**WRITTEN PROBLEM**
Look at the data below and print exactly the lines from its first line through the line with "from bokeh.resources import INLINE"; the pictures stay out of the copy.
_ _ _ _ _
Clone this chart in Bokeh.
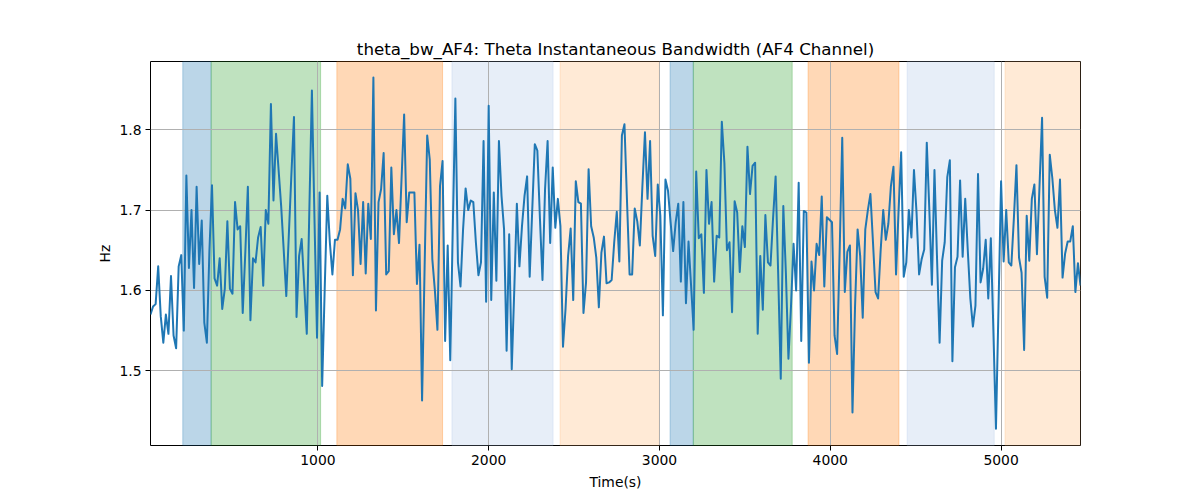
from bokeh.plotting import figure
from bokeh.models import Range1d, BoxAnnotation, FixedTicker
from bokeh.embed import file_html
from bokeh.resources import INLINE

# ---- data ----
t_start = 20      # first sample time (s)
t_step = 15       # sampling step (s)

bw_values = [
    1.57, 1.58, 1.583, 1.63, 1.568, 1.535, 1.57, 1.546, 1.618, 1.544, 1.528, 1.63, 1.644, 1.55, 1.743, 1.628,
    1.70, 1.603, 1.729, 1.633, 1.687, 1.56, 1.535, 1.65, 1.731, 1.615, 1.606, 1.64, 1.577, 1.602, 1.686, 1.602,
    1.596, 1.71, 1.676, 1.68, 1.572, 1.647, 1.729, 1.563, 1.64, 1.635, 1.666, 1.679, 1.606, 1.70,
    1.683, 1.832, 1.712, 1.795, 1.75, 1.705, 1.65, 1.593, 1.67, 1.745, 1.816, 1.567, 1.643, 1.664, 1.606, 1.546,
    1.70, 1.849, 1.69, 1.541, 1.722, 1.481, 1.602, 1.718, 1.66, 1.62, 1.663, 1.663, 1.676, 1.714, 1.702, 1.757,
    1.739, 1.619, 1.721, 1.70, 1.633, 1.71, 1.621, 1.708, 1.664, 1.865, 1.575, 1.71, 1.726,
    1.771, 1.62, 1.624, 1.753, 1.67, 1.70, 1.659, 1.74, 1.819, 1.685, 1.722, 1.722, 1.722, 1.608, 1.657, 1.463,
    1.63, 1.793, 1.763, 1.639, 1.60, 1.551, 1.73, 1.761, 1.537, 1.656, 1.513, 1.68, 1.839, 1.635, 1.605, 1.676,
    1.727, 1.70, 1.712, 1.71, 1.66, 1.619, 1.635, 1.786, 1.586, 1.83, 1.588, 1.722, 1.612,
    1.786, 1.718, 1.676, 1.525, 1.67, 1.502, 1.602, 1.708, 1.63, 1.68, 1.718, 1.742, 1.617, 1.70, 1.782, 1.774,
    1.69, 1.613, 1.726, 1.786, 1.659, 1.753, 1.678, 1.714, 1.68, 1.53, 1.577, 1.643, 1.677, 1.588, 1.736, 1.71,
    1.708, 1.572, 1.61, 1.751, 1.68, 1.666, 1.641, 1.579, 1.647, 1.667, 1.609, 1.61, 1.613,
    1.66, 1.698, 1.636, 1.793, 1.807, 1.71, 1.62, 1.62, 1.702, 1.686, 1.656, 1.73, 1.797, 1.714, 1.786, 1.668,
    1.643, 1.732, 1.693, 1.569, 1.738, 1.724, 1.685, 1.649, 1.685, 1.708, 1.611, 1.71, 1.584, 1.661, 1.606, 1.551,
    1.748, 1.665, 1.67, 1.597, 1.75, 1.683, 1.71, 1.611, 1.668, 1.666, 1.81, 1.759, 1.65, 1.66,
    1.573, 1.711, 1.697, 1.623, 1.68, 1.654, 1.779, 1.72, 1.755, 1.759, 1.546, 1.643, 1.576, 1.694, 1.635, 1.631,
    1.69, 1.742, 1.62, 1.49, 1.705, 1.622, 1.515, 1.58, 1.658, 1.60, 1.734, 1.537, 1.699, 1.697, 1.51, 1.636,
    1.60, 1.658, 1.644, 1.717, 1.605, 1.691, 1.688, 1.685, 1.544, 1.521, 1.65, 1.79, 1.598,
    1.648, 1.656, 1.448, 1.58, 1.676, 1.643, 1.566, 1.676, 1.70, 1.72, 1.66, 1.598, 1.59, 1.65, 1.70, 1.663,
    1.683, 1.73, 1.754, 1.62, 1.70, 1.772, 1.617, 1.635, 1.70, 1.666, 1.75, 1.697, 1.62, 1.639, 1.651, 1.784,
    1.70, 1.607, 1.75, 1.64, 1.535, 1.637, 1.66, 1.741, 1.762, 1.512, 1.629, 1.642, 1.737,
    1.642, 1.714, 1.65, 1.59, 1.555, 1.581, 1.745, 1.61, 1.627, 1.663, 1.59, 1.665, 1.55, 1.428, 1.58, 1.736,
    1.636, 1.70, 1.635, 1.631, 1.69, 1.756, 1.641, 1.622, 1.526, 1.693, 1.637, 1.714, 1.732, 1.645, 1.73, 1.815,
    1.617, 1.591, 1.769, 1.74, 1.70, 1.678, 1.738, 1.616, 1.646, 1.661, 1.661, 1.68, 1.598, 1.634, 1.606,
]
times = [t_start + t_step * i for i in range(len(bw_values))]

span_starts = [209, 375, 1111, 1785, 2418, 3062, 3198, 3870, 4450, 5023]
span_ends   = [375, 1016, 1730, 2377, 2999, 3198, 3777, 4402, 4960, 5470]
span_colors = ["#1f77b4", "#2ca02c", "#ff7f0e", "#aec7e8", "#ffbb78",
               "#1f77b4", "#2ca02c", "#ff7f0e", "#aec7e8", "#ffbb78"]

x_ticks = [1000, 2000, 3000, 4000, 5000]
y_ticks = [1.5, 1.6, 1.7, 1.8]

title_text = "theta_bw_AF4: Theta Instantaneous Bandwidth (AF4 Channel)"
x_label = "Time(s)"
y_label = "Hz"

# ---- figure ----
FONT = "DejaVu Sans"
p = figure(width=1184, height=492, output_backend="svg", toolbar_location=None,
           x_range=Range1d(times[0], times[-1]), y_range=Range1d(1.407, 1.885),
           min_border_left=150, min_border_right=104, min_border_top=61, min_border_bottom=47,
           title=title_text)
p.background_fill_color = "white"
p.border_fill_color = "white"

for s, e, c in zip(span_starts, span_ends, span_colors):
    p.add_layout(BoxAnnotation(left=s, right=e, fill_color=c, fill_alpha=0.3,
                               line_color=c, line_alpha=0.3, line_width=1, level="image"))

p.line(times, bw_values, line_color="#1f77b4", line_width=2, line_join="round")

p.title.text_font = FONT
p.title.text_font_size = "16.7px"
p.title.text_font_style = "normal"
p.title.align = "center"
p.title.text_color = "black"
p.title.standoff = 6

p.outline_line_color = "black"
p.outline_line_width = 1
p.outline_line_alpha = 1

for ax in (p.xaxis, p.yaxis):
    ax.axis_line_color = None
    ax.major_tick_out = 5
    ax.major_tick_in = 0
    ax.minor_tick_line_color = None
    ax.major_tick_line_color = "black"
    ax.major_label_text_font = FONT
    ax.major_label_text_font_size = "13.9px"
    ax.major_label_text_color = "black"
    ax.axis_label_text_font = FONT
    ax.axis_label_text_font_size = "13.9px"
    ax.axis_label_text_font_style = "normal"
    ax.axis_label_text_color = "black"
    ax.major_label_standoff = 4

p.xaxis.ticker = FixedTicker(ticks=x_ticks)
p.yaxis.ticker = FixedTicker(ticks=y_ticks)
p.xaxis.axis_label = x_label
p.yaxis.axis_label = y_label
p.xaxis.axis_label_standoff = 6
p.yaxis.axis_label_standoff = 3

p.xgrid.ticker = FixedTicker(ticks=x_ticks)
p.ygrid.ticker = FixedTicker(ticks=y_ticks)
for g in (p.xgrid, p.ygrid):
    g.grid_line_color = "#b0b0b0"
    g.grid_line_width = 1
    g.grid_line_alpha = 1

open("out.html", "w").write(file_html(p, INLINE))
_ _ _ _ _
**ANSWER**
Clone this chart in Bokeh.
from bokeh.plotting import figure
from bokeh.models import Range1d, BoxAnnotation, FixedTicker
from bokeh.embed import file_html
from bokeh.resources import INLINE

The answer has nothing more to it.